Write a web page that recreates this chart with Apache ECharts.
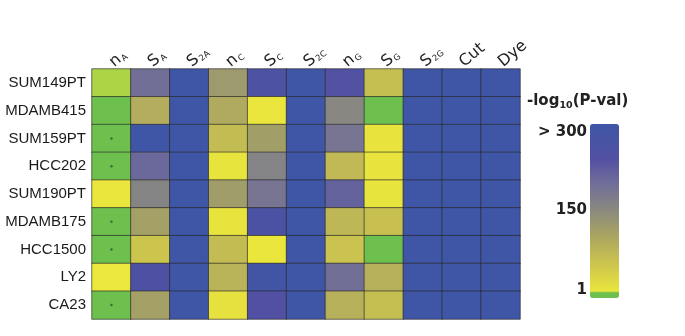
<!DOCTYPE html>
<html><head><meta charset="utf-8">
<script src="https://cdn.jsdelivr.net/npm/echarts@6/dist/echarts.min.js"></script>
<style>html,body{margin:0;padding:0;background:#fff}#c{width:685px;height:336px}</style>
</head><body><div id="c"></div>
<script>
// Columns: [main letter, subscript]
const columns = [['n','A'],['S','A'],['S','2A'],['n','C'],['S','C'],['S','2C'],['n','G'],['S','G'],['S','2G'],['Cut',''],['Dye','']];
const rows = ['SUM149PT','MDAMB415','SUM159PT','HCC202','SUM190PT','MDAMB175','HCC1500','LY2','CA23'];
// -log10(P-val) on the colour scale (0-10 = not significant / green, 300 = >300)
const SUM149PT = [9.5,195,300,125,255,300,238,68,300,300,300];
const MDAMB415 = [0,95,300,100,12,300,155,0,300,300,300];
const SUM159PT = [0,300,300,72,118,300,185,14,300,300,300];
const HCC202   = [0,205,300,15,162,300,76,14,300,300,300];
const SUM190PT = [12,160,300,120,185,300,215,15,300,300,300];
const MDAMB175 = [0,115,300,14,262,300,80,66,300,300,300];
const HCC1500  = [0,58,300,72,11,300,62,0,300,300,300];
const LY2      = [10,252,300,86,290,300,195,90,300,300,300];
const CA23     = [0,115,300,18,240,300,90,68,300,300,300];
const matrix = [SUM149PT,MDAMB415,SUM159PT,HCC202,SUM190PT,MDAMB175,HCC1500,LY2,CA23];
// cells marked with a dot: [column, row]
const dotCells = [[0,2],[0,3],[0,5],[0,6],[0,8]];
const legendTicks = ['> 300','150','1'];

const data = [];
matrix.forEach((r,ri)=>r.forEach((v,ci)=>data.push([ci,ri,v])));

// colour scale stops
const stops = [[0,'#6dbf4e'],[9,'#6fc04d'],[10,'#ebe73c'],[60,'#cbc44e'],[110,'#a8a363'],[150,'#8b8a7e'],[200,'#6f6c9a'],[240,'#5250a2'],[300,'#3f56a6']];
function hex(c){return [1,3,5].map(i=>parseInt(c.substr(i,2),16));}
function colorAt(v){
  for(let i=1;i<stops.length;i++){
    if(v<=stops[i][0]){
      const a=stops[i-1],b=stops[i];const t=(v-a[0])/(b[0]-a[0]);
      const ca=hex(a[1]),cb=hex(b[1]);
      return 'rgb('+ca.map((x,k)=>Math.round(x+(cb[k]-x)*t)).join(',')+')';
    }
  }
  return stops[stops.length-1][1];
}
const palette=[];for(let v=0;v<=300;v++)palette.push(colorAt(v));

const chart = echarts.init(document.getElementById('c'));
chart.setOption({
  animation:false,
  backgroundColor:'#fff',
  grid:{left:92,right:165,top:69,bottom:17},
  xAxis:{type:'category',position:'top',data:columns.map((c,i)=>i),
    axisLine:{show:false},axisTick:{show:false},splitLine:{show:false},
    axisLabel:{interval:0,rotate:-40,margin:5,
      formatter:(v)=>{const c=columns[v];return c[1]?'{m|'+c[0]+'}{s|'+c[1]+'}':'{m|'+c[0]+'}';},
      rich:{m:{fontFamily:'DejaVu Sans',fontSize:16,color:'#222',lineHeight:19},
            s:{fontFamily:'DejaVu Sans',fontSize:8.5,color:'#222',lineHeight:19,verticalAlign:'bottom',padding:[0,0,1,1]}}}},
  yAxis:{type:'category',inverse:true,data:rows,
    axisLine:{show:false},axisTick:{show:false},
    axisLabel:{fontFamily:'Liberation Sans',fontSize:15,color:'#1a1a1a',margin:6}},
  visualMap:{type:'continuous',min:0,max:300,calculable:false,seriesIndex:0,
    left:590,top:124,itemWidth:29,itemHeight:174,padding:0,text:['',''],showLabel:false,
    inRange:{color:palette}},
  graphic:[
    {type:'text',left:527,top:94,style:{text:'{a|-log}{b|10}{a|(P-val)}',
      rich:{a:{fontFamily:'DejaVu Sans',fontSize:15,fontWeight:'bold',fill:'#222',lineHeight:19},
            b:{fontFamily:'DejaVu Sans',fontSize:9.5,fontWeight:'bold',fill:'#222',lineHeight:19,verticalAlign:'bottom'}}}},
    {type:'text',right:98,top:125,style:{text:legendTicks[0],fontFamily:'DejaVu Sans',fontSize:15,fontWeight:'bold',fill:'#222',textAlign:'right'}},
    {type:'text',right:98,top:203,style:{text:legendTicks[1],fontFamily:'DejaVu Sans',fontSize:15,fontWeight:'bold',fill:'#222',textAlign:'right'}},
    {type:'text',right:98,top:283,style:{text:legendTicks[2],fontFamily:'DejaVu Sans',fontSize:15,fontWeight:'bold',fill:'#222',textAlign:'right'}}
  ],
  series:[
    {type:'heatmap',data:data,itemStyle:{borderColor:'rgba(40,40,40,0.65)',borderWidth:1},emphasis:{disabled:true}},
    {type:'scatter',data:dotCells,symbol:'circle',symbolSize:2.5,itemStyle:{color:'#2f5a2a'},silent:true,z:5}
  ]
});
</script></body></html>
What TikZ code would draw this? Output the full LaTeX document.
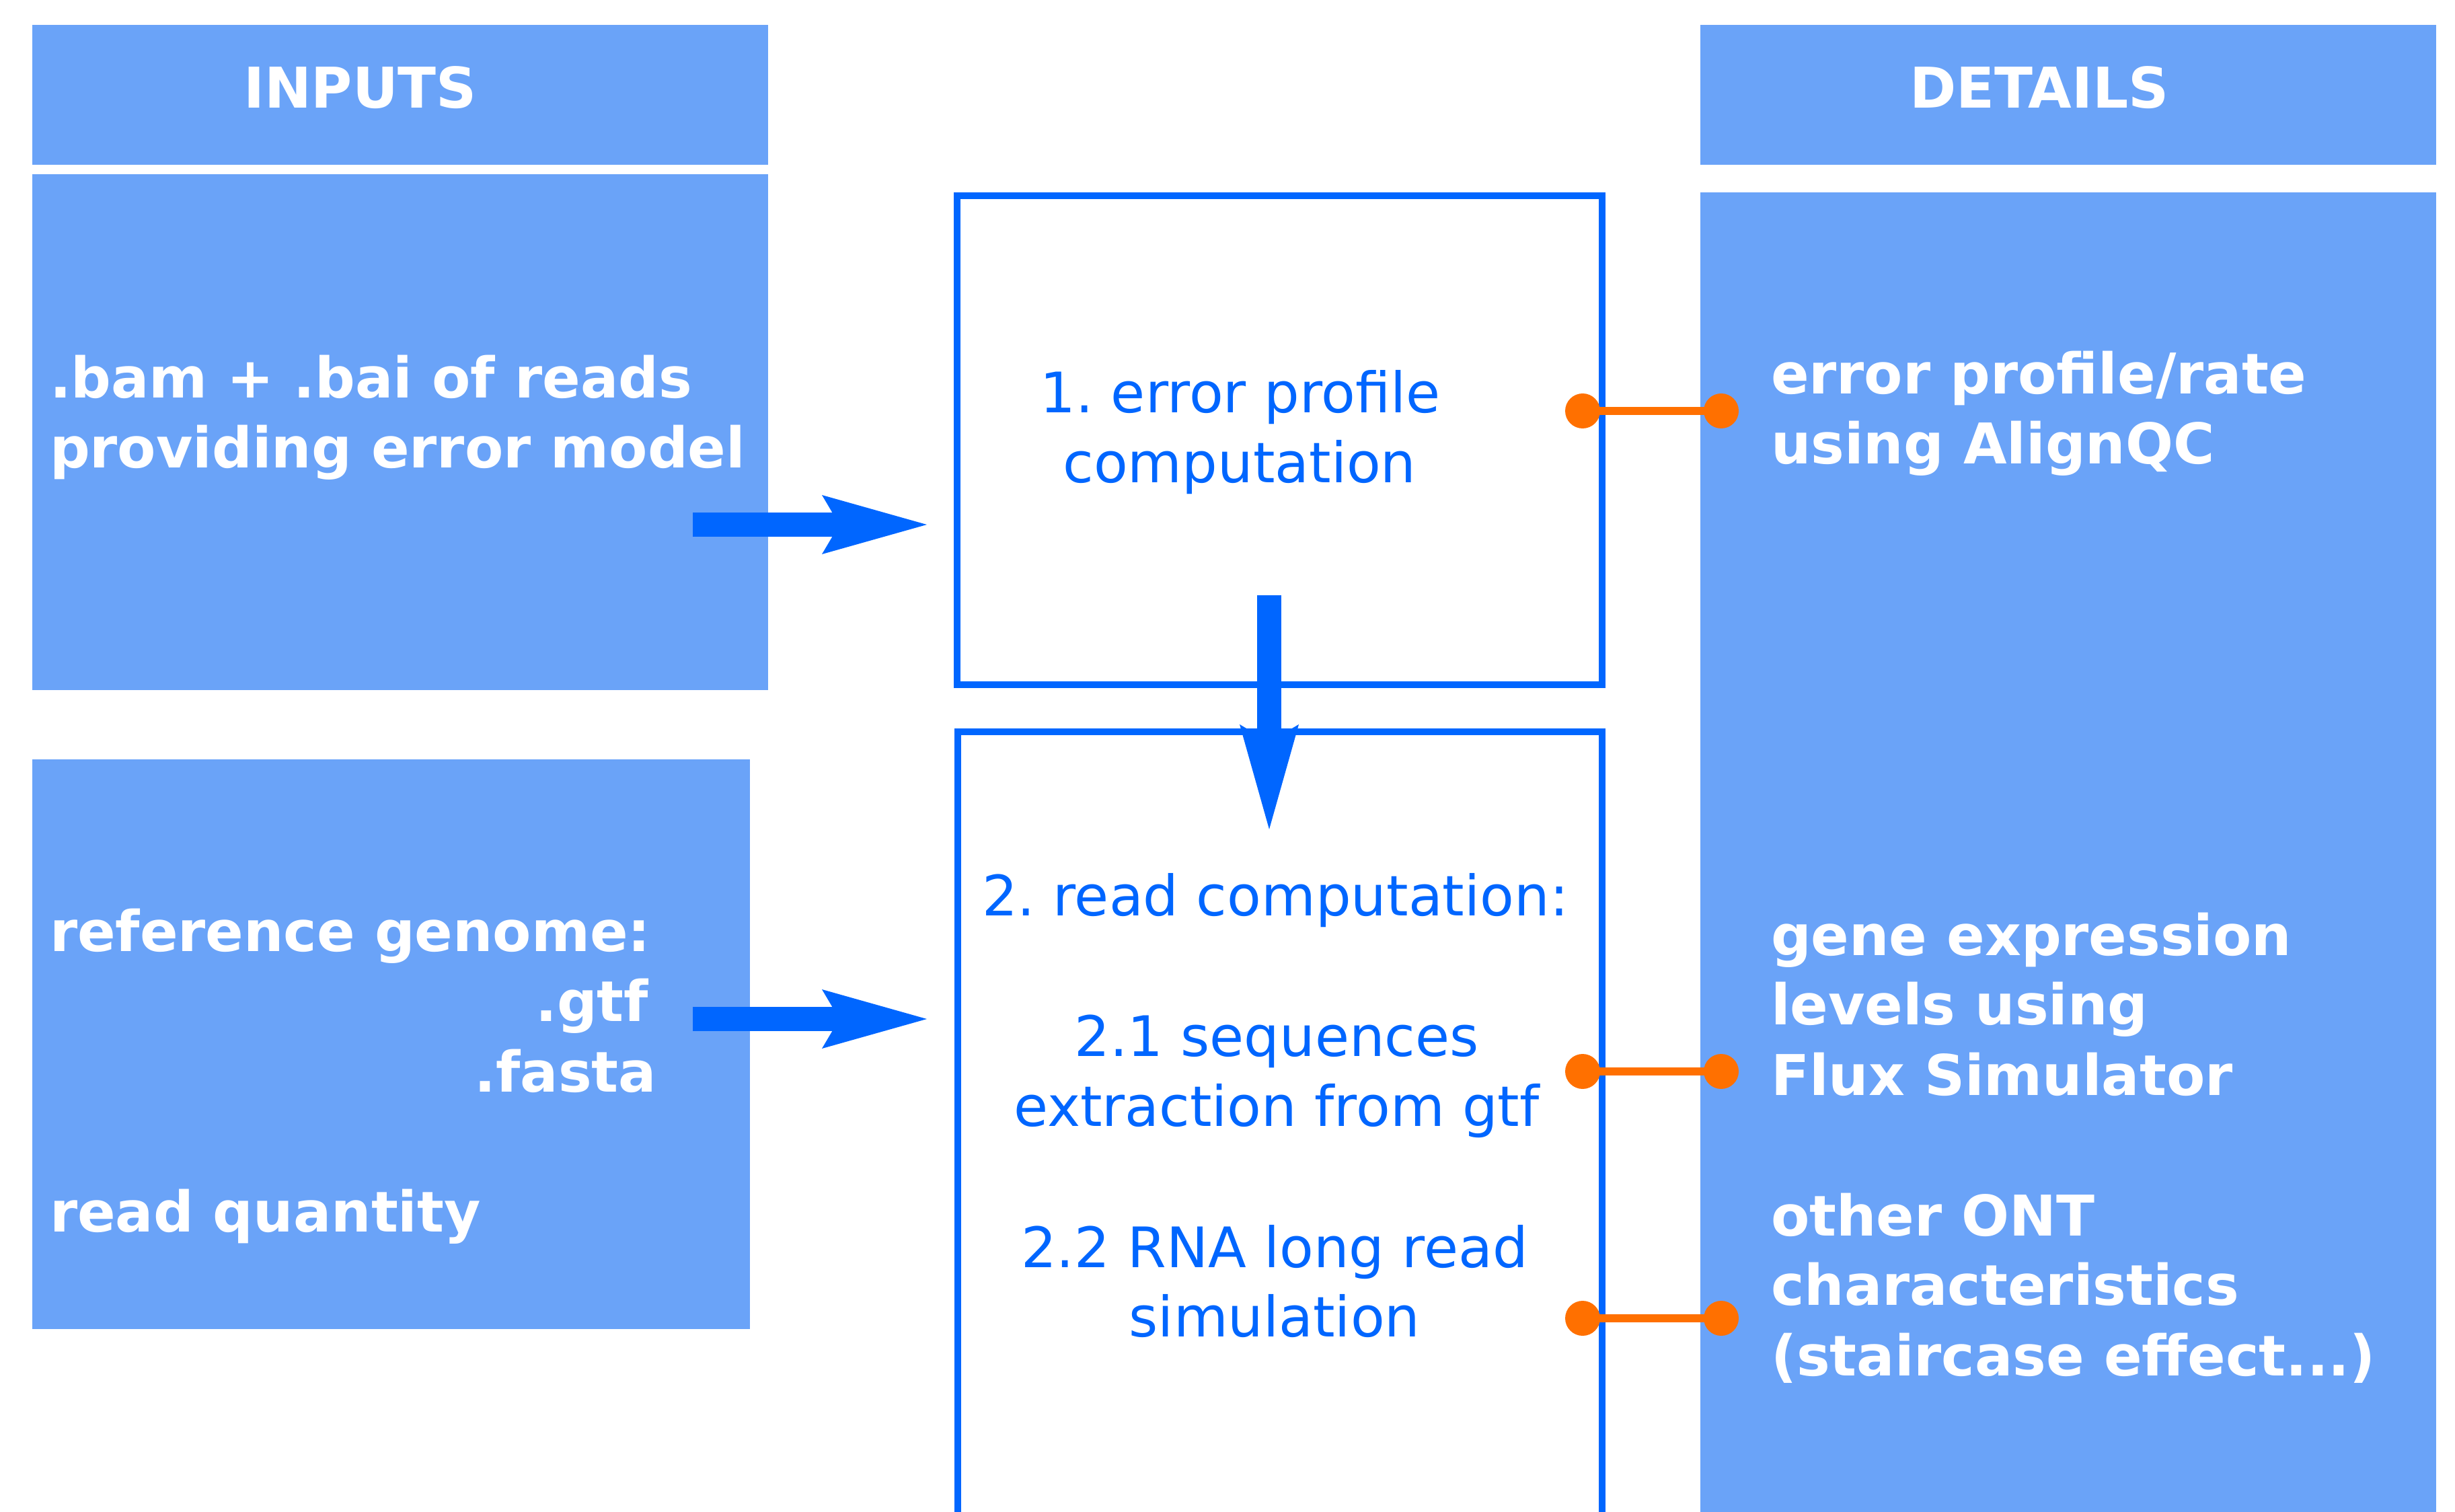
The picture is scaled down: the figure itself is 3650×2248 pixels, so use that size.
\documentclass[tikz,border=0pt]{standalone}
\usepackage{fontspec}
\setmainfont{DejaVu Sans}
\usetikzlibrary{arrows.meta}
\definecolor{lightfill}{HTML}{6AA3F8}
\definecolor{stepblue}{HTML}{0066FF}
\definecolor{linkorange}{HTML}{FF7000}
\frenchspacing
\begin{document}
\begin{tikzpicture}[x=0.2pt,y=-0.2pt,
  panel/.style={fill=lightfill, draw=none, inner sep=0pt, outer sep=0pt, anchor=north west},
  stepbox/.style={draw=stepblue, line width=2pt, inner sep=0pt, outer sep=0pt, anchor=north west},
  wtext/.style={text=white, font=\fontsize{16.7}{20.8}\selectfont\bfseries\frenchspacing, inner sep=0pt},
  btext/.style={text=stepblue, font=\fontsize{16.6}{20.8}\selectfont\frenchspacing, inner sep=0pt},
  flow/.style={draw=stepblue, line width=7.2pt, -{Stealth[length=31.2pt, width=17.6pt, inset=5.2pt, line width=0pt, fill=stepblue]}},
  link/.style={draw=linkorange, line width=2.4pt},
  dot/.style={circle, fill=linkorange, draw=none, inner sep=0pt, minimum size=10.4pt}]
\useasboundingbox (0,0) rectangle (3650,2248);
\clip (0,0) rectangle (3650,2248);

% panels
\node[panel, minimum width=218.8pt, minimum height=41.6pt] (inhead) at (48,37) {};
\node[panel, minimum width=218.8pt, minimum height=153.4pt] (inbox1) at (48,259) {};
\node[panel, minimum width=213.4pt, minimum height=169.4pt] (inbox2) at (48,1129) {};
\node[panel, minimum width=218.8pt, minimum height=41.6pt] (dethead) at (2528,37) {};
\node[panel, minimum width=218.8pt, minimum height=402.8pt] (detbox) at (2528,286) {};

% step boxes
\node[stepbox, minimum width=191.8pt, minimum height=145.4pt] (step1) at (1423,291) {};
\node[stepbox, minimum width=191.6pt, minimum height=246.4pt] (step2) at (1424,1088) {};

% headers
\node[wtext, anchor=base west] (tin) at (361,161) {INPUTS};
\node[wtext, anchor=base west] (tdet) at (2838,161) {DETAILS};

% input texts
\node[wtext, anchor=base west] (i1a) at (73,592) {.bam + .bai of reads};
\node[wtext, anchor=base west] (i1b) at (73,696) {providing error model};
\node[wtext, anchor=base west] (i2a) at (73,1414) {reference genome:};
\node[wtext, anchor=base east] (i2b) at (965,1518) {.gtf};
\node[wtext, anchor=base east] (i2c) at (977,1623) {.fasta};
\node[wtext, anchor=base west] (i2d) at (73,1831) {read quantity};

% step texts
\node[btext, anchor=base] (s1a) at (1844,614) {1. error profile};
\node[btext, anchor=base] (s1b) at (1843,718) {computation};
\node[btext, anchor=base] (s2a) at (1896,1361) {2. read computation:};
\node[btext, anchor=base] (s2b) at (1898,1570) {2.1 sequences};
\node[btext, anchor=base] (s2c) at (1898,1674) {extraction from gtf};
\node[btext, anchor=base] (s2d) at (1895,1884) {2.2 RNA long read};
\node[btext, anchor=base] (s2e) at (1895,1987) {simulation};

% detail texts
\node[wtext, anchor=base west] (d1) at (2632,586) {error profile/rate};
\node[wtext, anchor=base west] (d2) at (2632,690) {using AlignQC};
\node[wtext, anchor=base west] (d3) at (2632,1420) {gene expression};
\node[wtext, anchor=base west] (d4) at (2632,1523) {levels using};
\node[wtext, anchor=base west] (d5) at (2632,1628) {Flux Simulator};
\node[wtext, anchor=base west] (d6) at (2632,1837) {other ONT};
\node[wtext, anchor=base west] (d7) at (2632,1940) {characteristics};
\node[wtext, anchor=base west] (d8) at (2632,2045) {(staircase effect...)};

% flow arrows
\coordinate (a1s) at (1030,780);
\coordinate (a1e) at (1378,780);
\coordinate (a2s) at (1030,1515);
\coordinate (a2e) at (1378,1515);
\coordinate (a3s) at (1887,885);
\coordinate (a3e) at (1887,1233);
\draw[flow] (a1s) -- (a1e);
\draw[flow] (a2s) -- (a2e);
\draw[flow] (a3s) -- (a3e);

% orange links
\coordinate (l1a) at (2353,611);
\coordinate (l1b) at (2559,611);
\coordinate (l2a) at (2353,1593);
\coordinate (l2b) at (2559,1593);
\coordinate (l3a) at (2353,1960);
\coordinate (l3b) at (2559,1960);
\draw[link] (l1a) -- (l1b);
\draw[link] (l2a) -- (l2b);
\draw[link] (l3a) -- (l3b);
\node[dot] (k1a) at (l1a) {};
\node[dot] (k1b) at (l1b) {};
\node[dot] (k2a) at (l2a) {};
\node[dot] (k2b) at (l2b) {};
\node[dot] (k3a) at (l3a) {};
\node[dot] (k3b) at (l3b) {};
\end{tikzpicture}
\end{document}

* * * *

» WHAT IS BEING ASKED
Take out nothing but the lines from the one containing "What TikZ code" to the one containing "anchor=base west] (tdet)", inclusive, retyped exactly. Drop the pictures.

» EXERCISE RESULT
What TikZ code would draw this? Output the full LaTeX document.
The picture is scaled down: the figure itself is 3650×2248 pixels, so use that size.
\documentclass[tikz,border=0pt]{standalone}
\usepackage{fontspec}
\setmainfont{DejaVu Sans}
\usetikzlibrary{arrows.meta}
\definecolor{lightfill}{HTML}{6AA3F8}
\definecolor{stepblue}{HTML}{0066FF}
\definecolor{linkorange}{HTML}{FF7000}
\frenchspacing
\begin{document}
\begin{tikzpicture}[x=0.2pt,y=-0.2pt,
  panel/.style={fill=lightfill, draw=none, inner sep=0pt, outer sep=0pt, anchor=north west},
  stepbox/.style={draw=stepblue, line width=2pt, inner sep=0pt, outer sep=0pt, anchor=north west},
  wtext/.style={text=white, font=\fontsize{16.7}{20.8}\selectfont\bfseries\frenchspacing, inner sep=0pt},
  btext/.style={text=stepblue, font=\fontsize{16.6}{20.8}\selectfont\frenchspacing, inner sep=0pt},
  flow/.style={draw=stepblue, line width=7.2pt, -{Stealth[length=31.2pt, width=17.6pt, inset=5.2pt, line width=0pt, fill=stepblue]}},
  link/.style={draw=linkorange, line width=2.4pt},
  dot/.style={circle, fill=linkorange, draw=none, inner sep=0pt, minimum size=10.4pt}]
\useasboundingbox (0,0) rectangle (3650,2248);
\clip (0,0) rectangle (3650,2248);

% panels
\node[panel, minimum width=218.8pt, minimum height=41.6pt] (inhead) at (48,37) {};
\node[panel, minimum width=218.8pt, minimum height=153.4pt] (inbox1) at (48,259) {};
\node[panel, minimum width=213.4pt, minimum height=169.4pt] (inbox2) at (48,1129) {};
\node[panel, minimum width=218.8pt, minimum height=41.6pt] (dethead) at (2528,37) {};
\node[panel, minimum width=218.8pt, minimum height=402.8pt] (detbox) at (2528,286) {};

% step boxes
\node[stepbox, minimum width=191.8pt, minimum height=145.4pt] (step1) at (1423,291) {};
\node[stepbox, minimum width=191.6pt, minimum height=246.4pt] (step2) at (1424,1088) {};

% headers
\node[wtext, anchor=base west] (tin) at (361,161) {INPUTS};
\node[wtext, anchor=base west] (tdet) at (2838,161) {DETAILS};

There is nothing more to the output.